+++ Supplied entries +++

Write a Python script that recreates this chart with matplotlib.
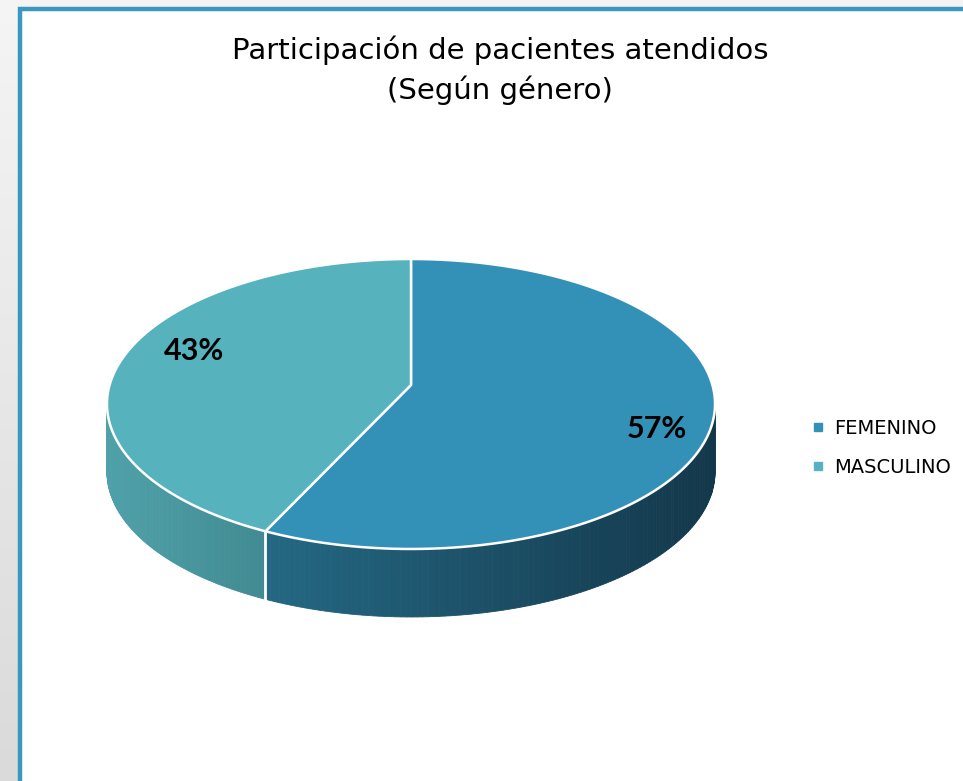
import numpy as np
import matplotlib
matplotlib.use('Agg')
import matplotlib.pyplot as plt
import matplotlib.patches as patches
from matplotlib.lines import Line2D

# data
categories = ['FEMENINO', 'MASCULINO']
shares = [57, 43]
top_colors = ['#3391b8', '#56b2bd']
side_colors = [('#246883', '#13374a'), ('#4fa1a9', '#418a92')]

title = 'Participación de pacientes atendidos\n(Según género)'

# pie geometry (pixels), simple perspective: far half is shrunk
cx, cy = 411, 385      # projected centre of the top face
a, b = 301.4, 142.5    # half width / half height scale
k = 0.131              # perspective strength
depth = 68


def pt(t, dy=0):
    # screen point on the rim for angle t (degrees, math orientation)
    r = np.radians(t)
    w = 1 + k * np.sin(r)
    return cx + a * np.cos(r) / w, cy - b * np.sin(r) / w + dy


def mix(c1, c2, f):
    p = np.array(matplotlib.colors.to_rgb(c1))
    q = np.array(matplotlib.colors.to_rgb(c2))
    return p + (q - p) * f


fig = plt.figure(figsize=(9.63, 7.81), dpi=100)
ax = fig.add_axes([0, 0, 1, 1])
ax.set_xlim(0, 963)
ax.set_ylim(781, 0)
ax.axis('off')

# grey gradient slide background
grad = np.linspace(0.96, 0.855, 256).reshape(-1, 1)
ax.imshow(np.dstack([grad, grad, grad]), extent=[0, 963, 781, 0], aspect='auto', zorder=0)

# white chart panel with blue frame
panel = patches.Rectangle((19.5, 8.5), 1000, 800, facecolor='white', edgecolor='#3a97c0',
                          linewidth=3.2, zorder=1)
ax.add_patch(panel)

# slice angles (clockwise from 12 o'clock)
total = float(sum(shares))
bounds = [90.0]
for s in shares:
    bounds.append(bounds[-1] - 360.0 * s / total)

# visible wall runs between the two widest points of the rim
edge = np.degrees(np.arcsin(k))
wall_hi, wall_lo = -edge, -180.0 + edge

for i in range(len(shares)):
    t0, t1 = bounds[i], bounds[i + 1]
    a0, a1 = min(t0, wall_hi), max(t1, wall_lo)
    if a0 <= a1:
        continue
    ts = np.linspace(a0, a1, 120)
    xs = [pt(t)[0] for t in ts]
    xmin, xmax = min(xs), max(xs)
    for j in range(len(ts) - 1):
        p1, p2 = pt(ts[j]), pt(ts[j + 1])
        xm = 0.5 * (p1[0] + p2[0])
        f = (xm - xmin) / (xmax - xmin)
        col = mix(side_colors[i][0], side_colors[i][1], f)
        quad = [p1, p2, (p2[0], p2[1] + depth), (p1[0], p1[1] + depth)]
        ax.add_patch(patches.Polygon(quad, closed=True, facecolor=col, edgecolor=col,
                                     linewidth=0.6, zorder=2))

# vertical seam between slices on the wall
for t in bounds[1:-1]:
    if wall_lo < t < wall_hi:
        x, y = pt(t)
        ax.plot([x, x], [y, y + depth], color='white', lw=2, zorder=3)

# top faces
for i in range(len(shares)):
    ts = np.linspace(bounds[i], bounds[i + 1], 200)
    verts = [(cx, cy)] + [pt(t) for t in ts]
    ax.add_patch(patches.Polygon(verts, closed=True, facecolor=top_colors[i],
                                 edgecolor='white', linewidth=1.8, joinstyle='round', zorder=4))

# percentage labels
label_pos = [(657, 429), (194, 351)]
for i, s in enumerate(shares):
    ax.text(label_pos[i][0], label_pos[i][1], f'{s}%', ha='center', va='center',
            fontsize=22, fontweight='bold', family='Lato', color='black', zorder=5)

ax.text(500, 70, title, ha='center', va='center', fontsize=21, family='DejaVu Sans',
        color='black', linespacing=1.45, zorder=5)

handles = [Line2D([], [], marker='s', linestyle='none', markersize=6,
                  markerfacecolor=c, markeredgecolor=c) for c in top_colors]
leg = ax.legend(handles, categories, loc='center left', bbox_to_anchor=(794, 448),
                bbox_transform=ax.transData, frameon=False,
                handlelength=0.7, handletextpad=0.45, labelspacing=1.05,
                prop={'family': 'DejaVu Sans', 'size': 14})
leg.set_zorder(6)

fig.savefig('out.png', dpi=100)
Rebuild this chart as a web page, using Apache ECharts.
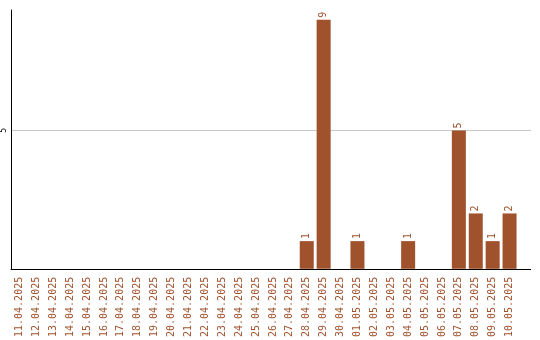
<!DOCTYPE html>
<html>
<head>
<meta charset="utf-8">
<script src="https://cdn.jsdelivr.net/npm/echarts@6/dist/echarts.min.js"></script>
<style>
  html, body { margin: 0; padding: 0; background: #fff; }
  #chart { width: 540px; height: 340px; }
</style>
</head>
<body>
<div id="chart"></div>
<script>
// Daily counts, 11.04.2025 – 10.05.2025
const days = [
  '11.04.2025', '12.04.2025', '13.04.2025', '14.04.2025', '15.04.2025',
  '16.04.2025', '17.04.2025', '18.04.2025', '19.04.2025', '20.04.2025',
  '21.04.2025', '22.04.2025', '23.04.2025', '24.04.2025', '25.04.2025',
  '26.04.2025', '27.04.2025', '28.04.2025', '29.04.2025', '30.04.2025',
  '01.05.2025', '02.05.2025', '03.05.2025', '04.05.2025', '05.05.2025',
  '06.05.2025', '07.05.2025', '08.05.2025', '09.05.2025', '10.05.2025'
];
const counts = [
  0, 0, 0, 0, 0, 0, 0, 0, 0, 0,
  0, 0, 0, 0, 0, 0, 0, 1, 9, 0,
  1, 0, 0, 1, 0, 0, 5, 2, 1, 2
];
const yTicks = [5];

const barColor = '#a0522d';
const mono = '"DejaVu Sans Mono", monospace';

const chart = echarts.init(document.getElementById('chart'));
chart.setOption({
  animation: false,
  grid: { left: 10, top: 10, width: 508, height: 260, containLabel: false },
  xAxis: {
    type: 'category',
    data: days,
    axisLine: { lineStyle: { color: '#000', width: 1 } },
    axisTick: { show: false },
    axisLabel: {
      rotate: 90,
      interval: 0,
      margin: 8,
      color: barColor,
      fontFamily: mono,
      fontSize: 10
    }
  },
  yAxis: {
    type: 'value',
    min: 0,
    max: 9.35,
    interval: 5,
    axisLine: { show: true, lineStyle: { color: '#000', width: 1 } },
    axisTick: { show: false },
    splitLine: {
      showMinLine: false,
      showMaxLine: false,
      lineStyle: { color: '#c8c8c8', width: 1 }
    },
    axisLabel: {
      margin: 3,
      rotate: 90,
      color: '#000',
      fontFamily: mono,
      fontSize: 8,
      formatter: v => (yTicks.indexOf(v) >= 0 ? String(v) : '')
    }
  },
  series: [{
    type: 'bar',
    data: counts,
    barWidth: 14,
    itemStyle: { color: barColor },
    label: {
      show: true,
      position: 'top',
      rotate: 90,
      align: 'left',
      verticalAlign: 'middle',
      distance: 2,
      color: barColor,
      fontFamily: mono,
      fontSize: 10,
      formatter: p => (p.value > 0 ? String(p.value) : '')
    }
  }]
});

// The axis line and the grid line run on a little past the last category.
const yZero = chart.convertToPixel({ yAxisIndex: 0 }, 0);
const extra = [{ y: yZero, color: '#000' }].concat(
  yTicks.map(t => ({ y: chart.convertToPixel({ yAxisIndex: 0 }, t), color: '#c8c8c8' }))
);
chart.setOption({
  graphic: extra.map(l => ({
    type: 'line',
    shape: { x1: 518, y1: Math.round(l.y) + 0.5, x2: 531, y2: Math.round(l.y) + 0.5 },
    style: { stroke: l.color, lineWidth: 1 },
    silent: true
  }))
});
</script>
</body>
</html>
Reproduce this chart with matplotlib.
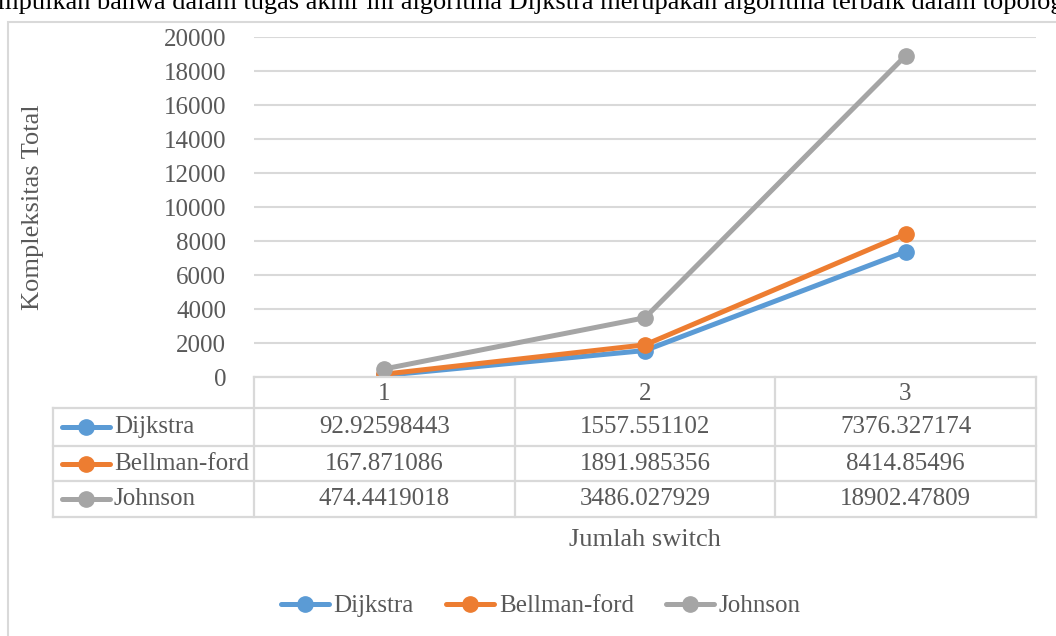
import matplotlib.pyplot as plt
from matplotlib.lines import Line2D
from matplotlib.patches import Rectangle

plt.rcParams['font.family'] = ['Liberation Serif', 'DejaVu Serif']

categories = ['1', '2', '3']
series_names = ['Dijkstra', 'Bellman-ford', 'Johnson']
dijkstra = [92.92598443, 1557.551102, 7376.327174]
bellman_ford = [167.871086, 1891.985356, 8414.85496]
johnson = [474.4419018, 3486.027929, 18902.47809]
cell_text = [
    ['92.92598443', '1557.551102', '7376.327174'],
    ['167.871086', '1891.985356', '8414.85496'],
    ['474.4419018', '3486.027929', '18902.47809'],
]
colors = ['#5B9BD5', '#ED7D31', '#A5A5A5']
text_color = '#595959'
grid_color = '#D9D9D9'

W, H = 1056, 636
fig = plt.figure(figsize=(W / 100, H / 100), dpi=100)


def fx(px):
    return px / W


def fy(py):
    return 1 - py / H


# chart frame (partly outside the page)
fig.patches.append(Rectangle((fx(8), -0.1), 1.2, fy(22) + 0.1, transform=fig.transFigure,
                             fill=False, edgecolor=grid_color, linewidth=1.5))

# surrounding document text, cut at the top edge
fig.text(fx(-2), fy(9), 'mpulkan bahwa dalam tugas akhir ini algoritma Dijkstra merupakan '
         'algoritma terbaik dalam topologi', fontsize=19, color='black',
         ha='left', va='baseline')

ax = fig.add_axes([fx(254), fy(377), fx(1036) - fx(254), fy(37) - fy(377)])
x = list(range(len(categories)))
for name, vals, c in zip(series_names, [dijkstra, bellman_ford, johnson], colors):
    ax.plot(x, vals, color=c, linewidth=3.6, marker='o', markersize=11,
            solid_capstyle='round', label=name)

ax.set_xlim(-0.5, len(categories) - 0.5)
ax.set_ylim(0, 20000)
ax.set_yticks(range(0, 20001, 2000))
ax.set_xticks([])
ax.grid(axis='y', color=grid_color, linewidth=1.5)
ax.set_axisbelow(True)
for s in ax.spines.values():
    s.set_visible(False)
ax.tick_params(axis='y', length=0, pad=20, labelsize=18, labelcolor=text_color)
fig.text(fx(33), fy(207), 'Kompleksitas Total', fontsize=19, color=text_color,
         rotation=90, ha='center', va='center')

# data table below the plot
col_edges = [254, 515, 775, 1036]
row_edges = [377, 408, 446, 481, 517]
tbl_left = 53
lc = grid_color
lw = 1.6
fig.add_artist(Line2D([fx(254), fx(1036)], [fy(377), fy(377)], color=lc, lw=lw))
for ry in row_edges[1:]:
    fig.add_artist(Line2D([fx(tbl_left), fx(1036)], [fy(ry), fy(ry)], color=lc, lw=lw))
for cx in col_edges:
    fig.add_artist(Line2D([fx(cx), fx(cx)], [fy(377), fy(517)], color=lc, lw=lw))
fig.add_artist(Line2D([fx(tbl_left), fx(tbl_left)], [fy(408), fy(517)], color=lc, lw=lw))

for j, cat in enumerate(categories):
    cx = (col_edges[j] + col_edges[j + 1]) / 2
    fig.text(fx(cx), fy((row_edges[0] + row_edges[1]) / 2 + 1), cat, fontsize=18,
             color=text_color, ha='center', va='center')

for i, name in enumerate(series_names):
    cy = (row_edges[i + 1] + row_edges[i + 2]) / 2
    fig.add_artist(Line2D([fx(62), fx(110)], [fy(cy), fy(cy)], color=colors[i], lw=3.6,
                          solid_capstyle='round'))
    fig.add_artist(Line2D([fx(86)], [fy(cy)], color=colors[i], marker='o', markersize=11))
    fig.text(fx(114), fy(cy), name, fontsize=18, color=text_color, ha='left', va='center')
    for j in range(len(categories)):
        cx = (col_edges[j] + col_edges[j + 1]) / 2
        fig.text(fx(cx), fy(cy), cell_text[i][j], fontsize=18, color=text_color,
                 ha='center', va='center')

fig.text(fx(645), fy(540), 'Jumlah switch', fontsize=19, color=text_color,
         ha='center', va='center')

handles, labels = ax.get_legend_handles_labels()
fig.legend(handles, labels, loc='center', bbox_to_anchor=(fx(541), fy(606)), ncol=3,
           frameon=False, fontsize=18, handlelength=1.9, handletextpad=0.2,
           columnspacing=1.3, labelcolor=text_color)

fig.savefig('out.png', dpi=100)
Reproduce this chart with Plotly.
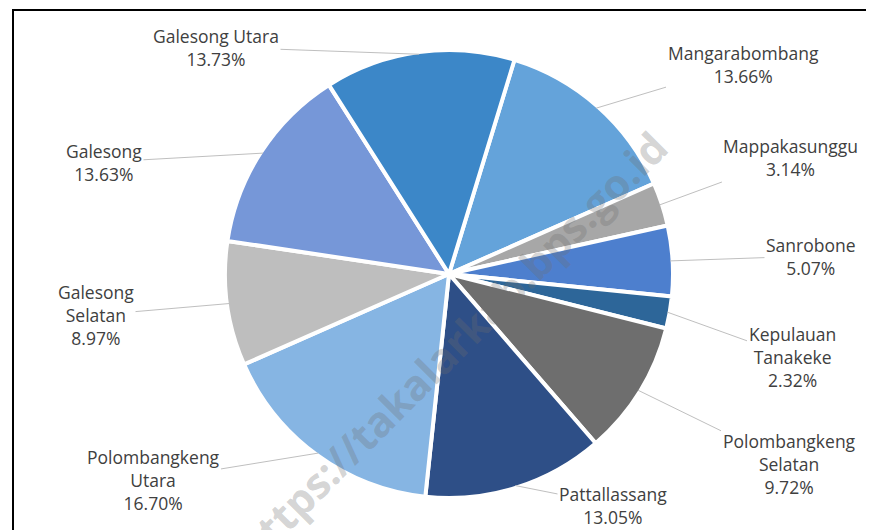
import math
import plotly.graph_objects as go

# ---- data ----
labels = ["Mangarabombang", "Mappakasunggu", "Sanrobone", "Kepulauan Tanakeke",
          "Polombangkeng Selatan", "Pattallassang", "Polombangkeng Utara",
          "Galesong Selatan", "Galesong", "Galesong Utara"]
label_text = ["Mangarabombang", "Mappakasunggu", "Sanrobone", "Kepulauan<br>Tanakeke",
              "Polombangkeng<br>Selatan", "Pattallassang", "Polombangkeng<br>Utara",
              "Galesong<br>Selatan", "Galesong", "Galesong Utara"]
values = [13.66, 3.14, 5.07, 2.32, 9.72, 13.05, 16.70, 8.97, 13.63, 13.73]
colors = ["#64A3DA", "#A7A7A7", "#4D7FCE", "#2D6699", "#6E6E6E",
          "#2E4F87", "#86B5E3", "#BEBEBE", "#7697D8", "#3C87C8"]

# ---- layout / style ----
W, H = 874, 530
rotation = 17
cx, cy, R = 441, 266, 224
# label block centres (pixels) -- layout placement
label_pos = [(735, 56), (782, 149), (803, 248), (784, 349), (781, 456),
             (605, 497), (145, 472), (88, 307), (96, 154), (208, 39)]

fig = go.Figure()
fig.add_trace(go.Pie(
    labels=labels, values=values, sort=False, direction="clockwise",
    rotation=rotation, textinfo="none", hoverinfo="label+percent",
    marker=dict(colors=colors, line=dict(color="white", width=4)),
    domain=dict(x=[(cx - R) / W, (cx + R) / W],
                y=[1 - (cy + R) / H, 1 - (cy - R) / H]),
    showlegend=False,
))

total = sum(values)
annotations = []
cum = 0.0
for lab, v, (lx, ly) in zip(label_text, values, label_pos):
    mid = rotation + (cum + v / 2) / total * 360.0
    cum += v
    a = math.radians(mid)
    tx = cx + R * 0.99 * math.sin(a)
    ty = cy - R * 0.99 * math.cos(a)
    annotations.append(dict(
        x=tx / W, y=1 - ty / H, xref="paper", yref="paper",
        ax=lx - tx, ay=ly - ty, axref="pixel", ayref="pixel",
        text=f"{lab}<br>{v:.2f}%", showarrow=True, arrowhead=0,
        arrowwidth=1, arrowcolor="#BFBFBF", standoff=0, startstandoff=0,
        font=dict(family="Open Sans", size=17.5, color="#404040"),
        align="center",
    ))

# watermark
annotations.append(dict(
    x=443 / W, y=1 - 338 / H, xref="paper", yref="paper",
    text="https://takalarkab.bps.go.id", showarrow=False, textangle=-45,
    font=dict(family="Open Sans", size=42, color="rgba(110,110,110,0.30)", weight="bold"),
))

fig.update_layout(
    width=W, height=H, margin=dict(l=0, r=0, t=0, b=0),
    paper_bgcolor="white", plot_bgcolor="white",
    annotations=annotations,
    shapes=[dict(type="rect", xref="paper", yref="paper",
                 x0=5 / W, x1=872 / W, y0=-0.05, y1=1 - 2 / H,
                 line=dict(color="black", width=2))],
)

fig.write_html("out.html")
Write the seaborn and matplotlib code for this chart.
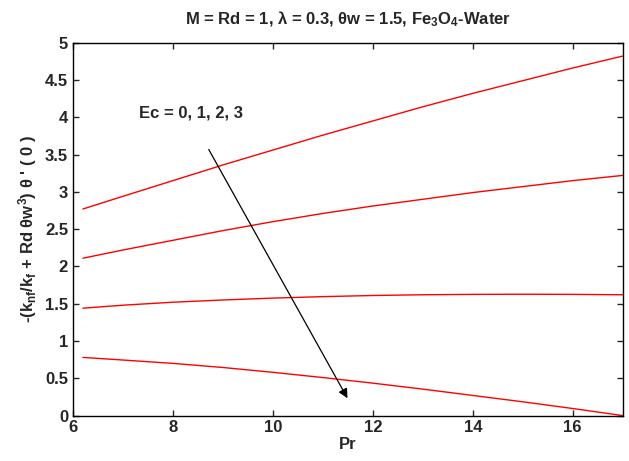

+++

What the task requires: Tell how many lines of the data include the word "page", and nothing else.

Complete response: 2